November 15th, 2018

Online Bayesian Deep Learning in Production at Tencent

Bayesian deep learning methods often look like a theoretical curiosity, rather than a practically useful tool, and I'm personally a bit skeptical about the practical usefulness of some of the work. However, there are some situations a decent method of handling and representing residual uncertainties about model parameters might prove crucial. These applications include active learning, reinforcement learning and online/continual learning.

So as I recently read a paper by Tencent, I was surprised to learn that the online Bayesian deep learning algorithm is apparently deployed in production to power click-through-rate prediction in their ad system. I thought, therefore, that this is worth a mention. Here is the paper:

Though the paper has a few typos and sometimes inconsistent notation (like going back and forth between using $\omega$ and $w$) which can make it tricky to read, I like the paper's layout: starting from desiderata - what the system has to be able to do - arriving at an elegant solution.

Assumed Density Filtering

The method relies on the approximate Bayesian online-learning technique often referred to as assumed density filtering.

ADF has been independently discovered by the statistics, machine learning and control communities (for citations see (Minka, 2001). It is perhaps most elegantly described by Opper, (1998), and by Minka, (2001) who also extended the idea to develop expectation propagation, a highly influential method for approximate Bayesian inference not just for online settings.

ADF can be explained as recursive algorithm repeating the following steps:

Probabilistic Backpropagation

The Tencent paper is based on probabilistic backpropagation (Hernandez-Lobato and Adams, 2015), which uses the ADF idea multiple times to perform the two non-trivial tasks required in a supervised Bayesian deep network: inference and learning.

I find the similarity of this algorithm to gradient calculations in neural network training beautiful: forward propagation to perform inference, forward and backward propagation for learning and parameter updates.

Crucially though, there is no gradient descent, or indeed no gradients or iterative optimization taking place here. After a single forward-backward cycle, information about the new datapoint (or minibatch of data) is - approximately - incorporated into the updated distribution $q_{t}(w)$ of network weights. Once this is done, the mini-batch can be discarded and never revisited. This makes this method a great candidate for online learning in large-scale streaming data situations.

Parallel operation

Another advantage of this method is that it can be parallelized in a data-parallel fashion: Multiple workers can update the posterior simultaneously on different minibatches of data. Expectation-propagation provides a meaningful way of combining the parameter updates computed by parallel workers in a meaningful fashion. Indeed, this is what the PBODL algorithm of Tencent does.


Bayesian online learning comes with great advantages. In recommender systems and ads marketplaces, the Bayesian online learning approach handles the user and item cold-start problem gracefully. If there is a new ad in the system that has to be recommended, initially our network might say "I don't really know", and then gradually hone in on a confident prediction as more data is observed.

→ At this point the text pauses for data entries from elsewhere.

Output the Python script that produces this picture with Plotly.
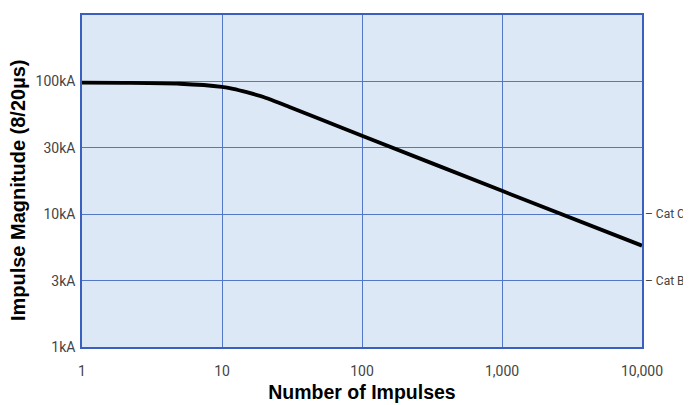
import math
import plotly.graph_objects as go

# Data (kA vs number of impulses)
impulses = [1, 2, 5, 10, 12, 15, 20, 30, 50, 100, 1000, 10000]
magnitude_ka = [98, 97.5, 96, 91, 88, 83, 76, 64.5, 52, 39, 15.0, 5.8]

x_tick_values = [1, 10, 100, 1000, 10000]
x_tick_labels = ["1", "10", "100", "1,000", "10,000"]
y_tick_values = [1, 3.162, 10, 31.62, 100]
y_tick_labels = ["1kA", "3kA", "10kA", "30kA", "100kA"]

cat_labels = ["– Cat C", "– Cat B"]
cat_levels = [10, 3.162]

fig = go.Figure()
fig.add_trace(go.Scatter(
    x=impulses, y=magnitude_ka, mode="lines",
    line=dict(color="black", width=3.8, shape="spline", smoothing=0.6),
    showlegend=False, hoverinfo="skip",
))

for lab, lev in zip(cat_labels, cat_levels):
    fig.add_annotation(x=1.0, xref="paper", y=math.log10(lev), yref="y", text=lab,
                       showarrow=False, xanchor="left", xshift=1,
                       font=dict(family="Roboto, Arial", size=12, color="#444444"))

grid_col = "#5277c4"
tick_font = dict(family="Roboto, Arial", size=14, color="#444444")
title_font = dict(family="Liberation Sans, Arial", size=19.5, color="black", weight="bold")

fig.add_annotation(x=-0.114, xref="paper", y=0.473, yref="paper",
                   text="Impulse Magnitude (8/20µs)", textangle=-90, showarrow=False,
                   xanchor="center", yanchor="middle",
                   font=dict(family="Liberation Sans, Arial", size=20, color="black", weight="bold"))

fig.update_xaxes(
    type="log", range=[0, 4],
    tickvals=x_tick_values, ticktext=x_tick_labels,
    showgrid=True, gridcolor=grid_col, gridwidth=1,
    showline=True, linecolor="#3a5fbf", linewidth=1.5, mirror=True,
    ticks="", zeroline=False, ticklabelstandoff=10,
    tickfont=tick_font,
    title=dict(text="Number of Impulses", standoff=8, font=title_font),
)
fig.update_yaxes(
    type="log", range=[0, 2.5],
    tickvals=y_tick_values, ticktext=y_tick_labels,
    showgrid=True, gridcolor=grid_col, gridwidth=1,
    showline=True, linecolor="#3a5fbf", linewidth=1.5, mirror=True,
    ticks="", zeroline=False, ticklabelstandoff=2,
    tickfont=tick_font,
)
fig.update_layout(
    width=683, height=397,
    margin=dict(l=74, r=49, t=5, b=58),
    plot_bgcolor="#dce8f6", paper_bgcolor="white",
)
fig.write_html("out.html")
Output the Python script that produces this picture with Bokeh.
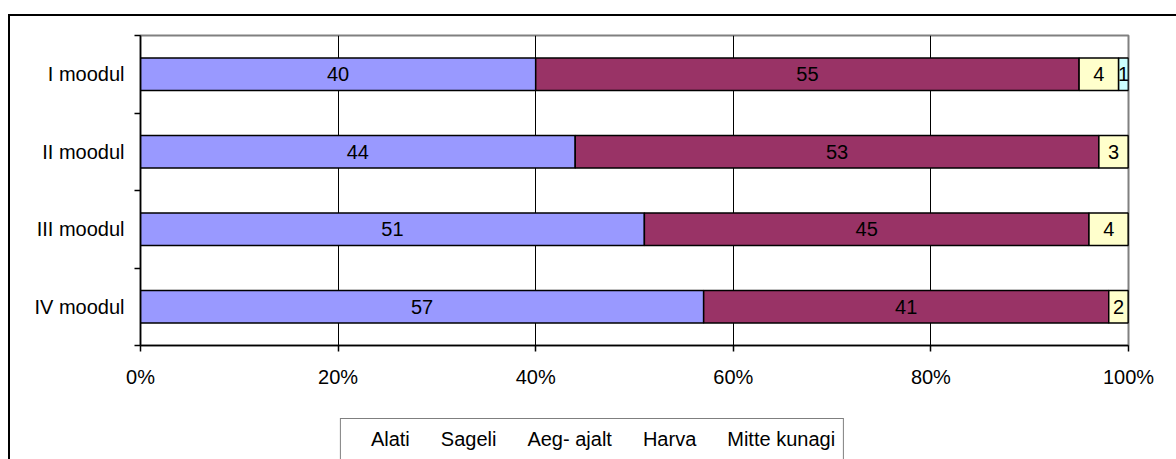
import numpy as np
from bokeh.plotting import figure
from bokeh.layouts import column
from bokeh.models import (ColumnDataSource, FixedTicker, Range1d, Legend, LegendItem)
from bokeh.core.properties import value
from bokeh.embed import file_html
from bokeh.resources import INLINE

categories = ["I moodul", "II moodul", "III moodul", "IV moodul"]
series = ["Alati", "Sageli", "Aeg- ajalt", "Harva", "Mitte kunagi"]
alati = [40, 44, 51, 57]
sageli = [55, 53, 45, 41]
aeg_ajalt = [4, 3, 4, 2]
harva = [1, 0, 0, 0]
mitte_kunagi = [0, 0, 0, 0]
colors = ["#9999FF", "#993366", "#FFFFCC", "#CCFFFF", "#660066"]
x_ticks = [0, 20, 40, 60, 80, 100]

FONT = "Liberation Sans"
n = len(categories)
ys = [n - 0.5 - i for i in range(n)]

p = figure(frame_width=988, frame_height=310, output_backend="svg", toolbar_location=None,
           x_range=Range1d(0, 100), y_range=Range1d(0, n),
           min_border_left=132, min_border_right=48, min_border_top=21,
           min_border_bottom=73)
p.margin = 0
p.background_fill_color = "white"
p.border_fill_color = None
p.border_fill_alpha = 0
p.outline_line_color = "#808080"
p.outline_line_width = 2

vals = [alati, sageli, aeg_ajalt, harva, mitte_kunagi]
left = np.zeros(n)
label_x, label_y, label_t = [], [], []
for name, v, c in zip(series, vals, colors):
    v = np.array(v, dtype=float)
    src = ColumnDataSource(dict(y=ys, left=left.copy(), right=left + v))
    p.hbar(y="y", left="left", right="right", height=0.42, source=src,
           fill_color=c, line_color="black", line_width=1.5)
    for i in range(n):
        if v[i] > 0:
            label_x.append(left[i] + v[i] / 2)
            label_y.append(ys[i])
            label_t.append(str(int(v[i])))
    left = left + v

p.text(x=label_x, y=label_y, text=label_t, text_font=value(FONT),
       text_font_size="20px", text_align="center", text_baseline="middle",
       text_color="black")

# grid
p.xgrid.ticker = FixedTicker(ticks=x_ticks[1:-1])
p.xgrid.grid_line_color = "black"
p.xgrid.grid_line_width = 1
p.ygrid.visible = False

# x axis
p.xaxis.ticker = FixedTicker(ticks=x_ticks)
p.xaxis.major_label_overrides = {t: f"{t}%" for t in x_ticks}
p.xaxis.axis_line_color = "black"
p.xaxis.axis_line_width = 1.5
p.xaxis.major_tick_out = 6
p.xaxis.major_tick_in = 0
p.xaxis.major_tick_line_color = "black"
p.xaxis.major_tick_line_width = 1.5
p.xaxis.minor_tick_line_color = None
p.xaxis.major_label_text_font = FONT
p.xaxis.major_label_text_font_size = "20px"
p.xaxis.major_label_text_color = "black"
p.xaxis.major_label_standoff = 14

# y axis
p.yaxis.ticker = FixedTicker(ticks=ys, minor_ticks=list(range(n + 1)))
p.yaxis.major_label_overrides = {y: c for y, c in zip(ys, categories)}
p.yaxis.axis_line_color = "black"
p.yaxis.axis_line_width = 1.5
p.yaxis.major_tick_out = 0
p.yaxis.major_tick_in = 0
p.yaxis.major_tick_line_color = None
p.yaxis.minor_tick_out = 6
p.yaxis.minor_tick_in = 0
p.yaxis.minor_tick_line_color = "black"
p.yaxis.minor_tick_line_width = 1.5
p.yaxis.major_label_text_font = FONT
p.yaxis.major_label_text_font_size = "20px"
p.yaxis.major_label_text_color = "black"
p.yaxis.major_label_standoff = 10

# legend strip below the chart (own figure so the legend is not clipped)
p2 = figure(frame_width=1090, frame_height=41, output_backend="svg", toolbar_location=None,
            x_range=Range1d(0, 1), y_range=Range1d(0, 1),
            x_axis_type=None, y_axis_type=None,
            min_border_left=78, min_border_right=0, min_border_top=0, min_border_bottom=0)
p2.margin = 0
p2.outline_line_color = None
p2.background_fill_color = None
p2.border_fill_color = None
p2.border_fill_alpha = 0
p2.xgrid.visible = False
p2.ygrid.visible = False

leg_renderers = []
for c in colors:
    leg_renderers.append(p2.hbar(y=[], left=[], right=[], height=0.5,
                                 fill_color=c, line_color="black", line_width=1.5))

legend = Legend(items=[LegendItem(label=s, renderers=[r]) for s, r in zip(series, leg_renderers)],
                orientation="horizontal", location="top_center",
                border_line_color="black", border_line_width=1.5,
                padding=8, spacing=9, label_standoff=10,
                glyph_width=12, glyph_height=12, label_height=24,
                label_text_font=FONT, label_text_font_size="20px",
                label_text_color="black", margin=0,
                background_fill_color="white", background_fill_alpha=1)
p2.add_layout(legend)

layout = column(p, p2, spacing=0)
layout.margin = (14, 0, 0, 8)
layout.styles = {"box-shadow": "inset 2px 2px 0 0 black"}

open("out.html", "w").write(file_html(layout, INLINE))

One can use the uncertainty estimates in a Bayesian network to perform online learning: actively proposing which items to label in order to increase predictive performance in the future. In the context of ads, this may be a useful feature if implemented with care.

Finally, there is the useful principle that Bayes never forgets: if we perform exact Bayesian updates on global parameters of an exchangeable model, the posterior will store information indefinitely long about all datapoints, including very early ones. This advantage is clearly demonstrated in DeepMind's work on catastrophic forgetting (Kirkpatrick et al, 2017). This capacity to keep a long memory of course diminishes the more approximations we have to make, which leads me to drawbacks.


The ADF method is only approximate, and over time, the approximations in each step may accumulate resulting in the network to essentially forget what it learned from earlier datapoints. It is also worth pointing out that in stationary situations, the posterior over parameters is expected to shrink, especially in the last hidden layers of the network where there are often fewer parameters. This posterior compression is often countered by introducing explicit forgetting: without evidence to the contrary, the variance of each parameter is marginally increased in each step. Forgetting and the lack of infinite memory may turn out to be an advantage, not a bug, in non-stationary situations where more recent datapoints are more representative of future test cases.

A practical drawback of a method like this in production environments is that probabilistic forward- and backpropagation require non-trivial custom implementations. Probabilistic backprop does not use reverse mode automatic differentiation, i.e. vanilla backprop as a subroutine. As a consequence, one cannot rely on extensively tested and widely used autodiff packages in tensorflow or pytorch, and performing probabilistic backprop in new layer-types might require significant effort and custom implementations. It is possible that high-quality message passing packages such as the recently open-sourced will see a renaissance after all.